The Louisiana Third Circuit Court of Appeal held that the trial court did not err in failing to instruct on the defendant employer’s negligent hiring and training of the defendant driver. Id. In its reasoning, the court explained:
After a review of the record, this Court finds that the trial court’s instructions regarding Patterson’s possible liability are an accurate reflection of the law. Patterson, as Mr. Mitchell’s employer, would be liable for his actions under the theory of respondeat superior. If Mr. Mitchell breached a duty to the Appellants, then Patterson is liable under the theory of respondeat superior. If Mitchell did not breach a duty to the Appellants then no degree of negligence on the part of Patterson in hiring Mitchell would make Patterson liable to the Appellants.
*4 Id.
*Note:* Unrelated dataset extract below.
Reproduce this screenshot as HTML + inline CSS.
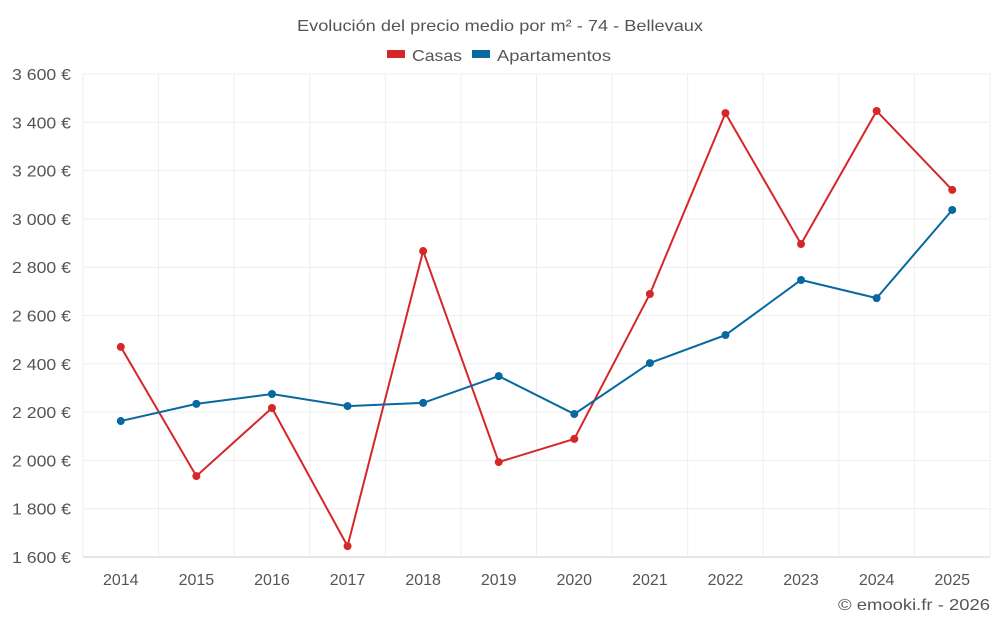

The court further noted that the failure to give the instruction was not error in this case, as any instruction as to the negligent supervision, hiring, or training by defendant employer “was not appropriate” and sufficiently covered under the theory of respondeat superior. See id.
Accordingly, in-step with both Louisiana and Federal jurisprudence interpreting Louisiana law, plaintiff may not maintain both a negligence claim against Mr. Jones and a separate claim for negligent supervision, hiring, and training against Evergreen, when Evergreen has stipulated that Mr. Jones was acting within the course and scope of his employment at the time of the collision. As there is no issue of material fact and defendant movants are entitled to a judgment as a matter of law, plaintiff’s claim against defendant Evergreen for negligent supervision, hiring, and training is dismissed.
For the reasons stated above,
IT IS ORDERED that defendants’ motion for partial summary judgment is GRANTED, dismissing claims against defendants for negligent supervision, hiring, and training.
Slip Copy, 2020 WL 3791894
Plaintiff notes in his complaint that “[u]pon information and belief, [Mr. Jones] was in the course and scope of his employment with [Evergreen] at the time of the subject crash … [Evergreen] is liable for the acts of its employee under the theory of respondeat superior.” Rec. Doc. 1-4. at 3 (emphasis added).